▶ _WRITTEN REQUEST_:
State how many lines of the records contain the string "this", and give no other information.

[Excerpt from a dataset]
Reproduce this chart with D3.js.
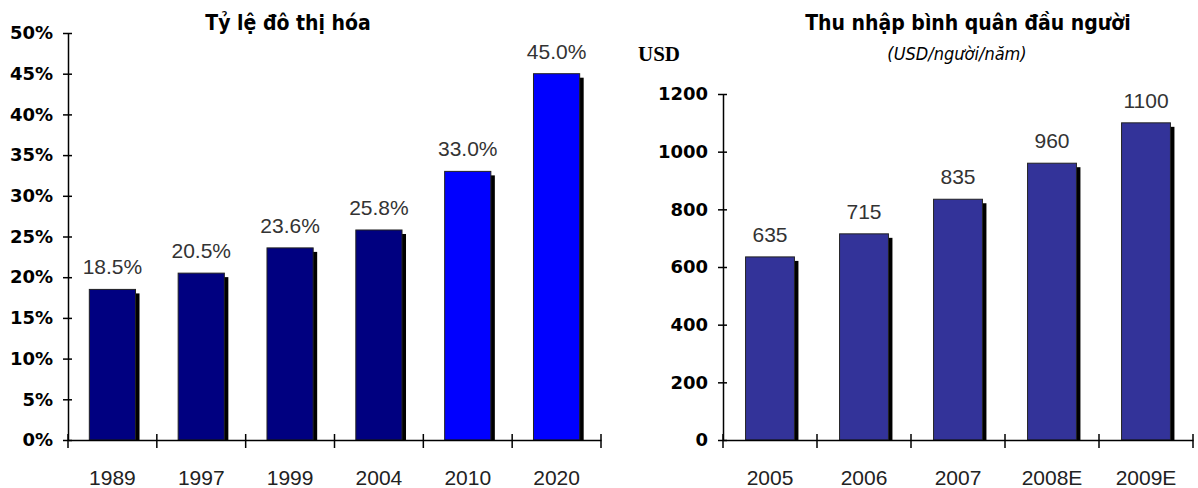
<!DOCTYPE html>
<html><head><meta charset="utf-8">
<script src="https://cdn.jsdelivr.net/npm/d3@7"></script>
<style>
body{margin:0;background:#fff;}
svg{display:block;}
</style></head>
<body><svg id="c" width="1198" height="488"></svg>
<script>
// Left chart data
const urbanYears = ["1989","1997","1999","2004","2010","2020"];
const urbanValues = [18.5, 20.5, 23.6, 25.8, 33.0, 45.0];
const urbanProjected = [false,false,false,false,true,true];
const urbanTicks = [0,5,10,15,20,25,30,35,40,45,50];
// Right chart data
const incomeYears = ["2005","2006","2007","2008E","2009E"];
const incomeValues = [635, 715, 835, 960, 1100];
const incomeTicks = [0,200,400,600,800,1000,1200];

const svg = d3.select("#c");
const tickFont = "'DejaVu Sans', sans-serif";
const labFont = "'Liberation Sans', Arial, sans-serif";
const titleFont = "'DejaVu Sans Condensed', 'DejaVu Sans', sans-serif";

function drawChart(cfg){
  const g = svg.append("g");
  const x = d3.scaleBand().domain(cfg.cats).range([cfg.x0, cfg.x1]).paddingInner(0.48).paddingOuter(0.24);
  const y = d3.scaleLinear().domain([0, cfg.max]).range([cfg.y0, cfg.y1]);
  const bw = x.bandwidth();
  const data = cfg.cats.map((c,i)=>({c, v:cfg.vals[i], i}));
  // shadows
  g.selectAll("rect.sh").data(data).join("rect")
    .attr("x", d=>x(d.c)+4).attr("y", d=>y(d.v)+4)
    .attr("width", bw).attr("height", d=>cfg.y0 - y(d.v) - 4)
    .attr("fill", "#000");
  // bars
  g.selectAll("rect.b").data(data).join("rect")
    .attr("x", d=>x(d.c)).attr("y", d=>y(d.v))
    .attr("width", bw).attr("height", d=>cfg.y0 - y(d.v))
    .attr("fill", d=>cfg.color(d.i)).attr("stroke","#222").attr("stroke-width",1);
  // value labels
  g.selectAll("text.v").data(data).join("text")
    .attr("x", d=>x(d.c)+bw/2).attr("y", d=>y(d.v)-15)
    .attr("text-anchor","middle").attr("font-family",labFont).attr("font-size",21)
    .attr("fill","#333").text(d=>cfg.fmt(d.v));
  // y axis
  const ya = d3.axisLeft(y).tickValues(cfg.ticks).tickFormat(cfg.tickFmt).tickSizeInner(5).tickSizeOuter(0);
  const yg = g.append("g").attr("transform",`translate(${cfg.x0},0)`).call(ya);
  yg.select(".domain").attr("stroke","#000").attr("stroke-width",1.5);
  yg.selectAll(".tick line").attr("x2",-5).attr("x1",4).attr("stroke","#000").attr("stroke-width",1.5);
  yg.selectAll(".tick text").attr("x",-15).attr("font-family",tickFont).attr("font-weight","bold")
    .attr("font-size",cfg.tickSize).attr("fill","#000");
  // x axis
  const xa = d3.axisBottom(x).tickSize(0).tickSizeOuter(0);
  const xg = g.append("g").attr("transform",`translate(0,${cfg.y0})`).call(xa);
  xg.select(".domain").attr("stroke","#000").attr("stroke-width",1.5);
  xg.selectAll(".tick text").attr("y",30).attr("font-family",labFont).attr("font-size",21).attr("fill","#222");
  // category boundary ticks
  const bounds = cfg.cats.map(c=>x(c) - x.step()*x.paddingInner()/2).concat([cfg.x1]);
  g.selectAll("line.bt").data(bounds).join("line")
    .attr("x1",d=>d).attr("x2",d=>d).attr("y1",cfg.y0-6).attr("y2",cfg.y0+8)
    .attr("stroke","#000").attr("stroke-width",1.5);
  // title
  g.append("text").attr("x",cfg.tx).attr("y",30).attr("text-anchor","middle")
    .attr("font-family",titleFont).attr("font-weight","bold").attr("font-size",21)
    .attr("fill","#000").text(cfg.title);
  return g;
}

drawChart({
  cats: urbanYears, vals: urbanValues, max: 50, ticks: urbanTicks,
  x0: 68, x1: 601, y0: 440, y1: 33, tickSize: 18,
  color: i => urbanProjected[i] ? "#0000ff" : "#000080",
  fmt: v => v.toFixed(1) + "%", tickFmt: v => v + "%",
  title: "Tỷ lệ đô thị hóa", tx: 288
});

const g2 = drawChart({
  cats: incomeYears, vals: incomeValues, max: 1200, ticks: incomeTicks,
  x0: 723, x1: 1193, y0: 440, y1: 94, tickSize: 18,
  color: () => "#333399",
  fmt: v => String(v), tickFmt: v => String(v),
  title: "Thu nhập bình quân đầu người", tx: 968
});
g2.append("text").attr("x",957).attr("y",60).attr("text-anchor","middle")
  .attr("font-family",titleFont).attr("font-style","italic").attr("font-size",18)
  .attr("fill","#000").text("(USD/người/năm)");
g2.append("text").attr("x",638).attr("y",61)
  .attr("font-family","'Liberation Serif', serif").attr("font-weight","bold").attr("font-size",21)
  .attr("fill","#000").text("USD");
</script></body></html>
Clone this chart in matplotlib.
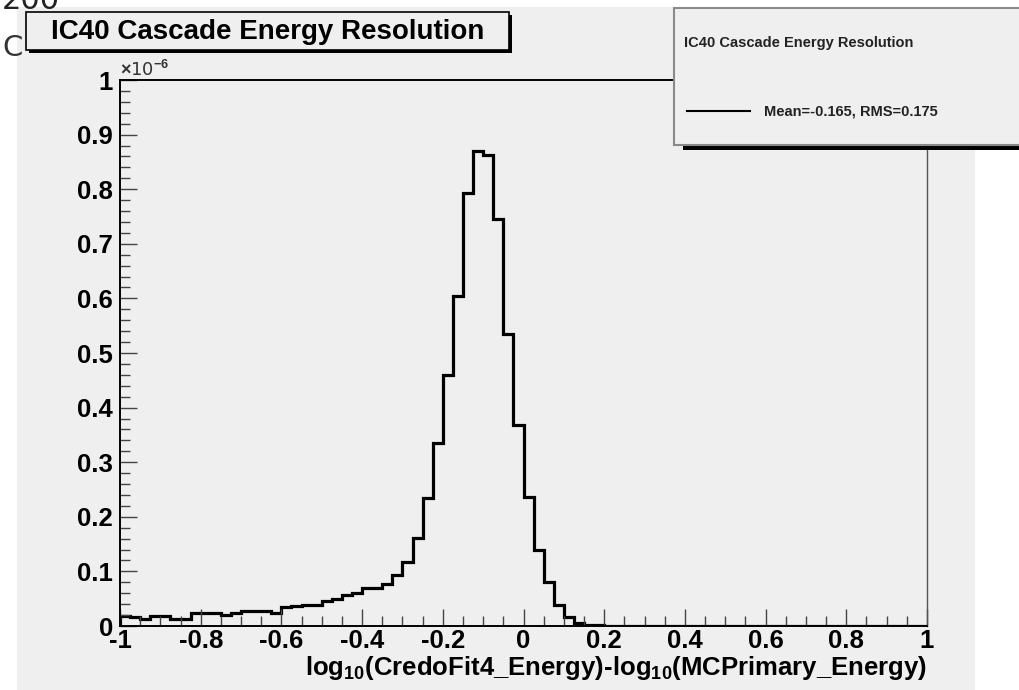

▶ _EXERCISE RESULT_:
2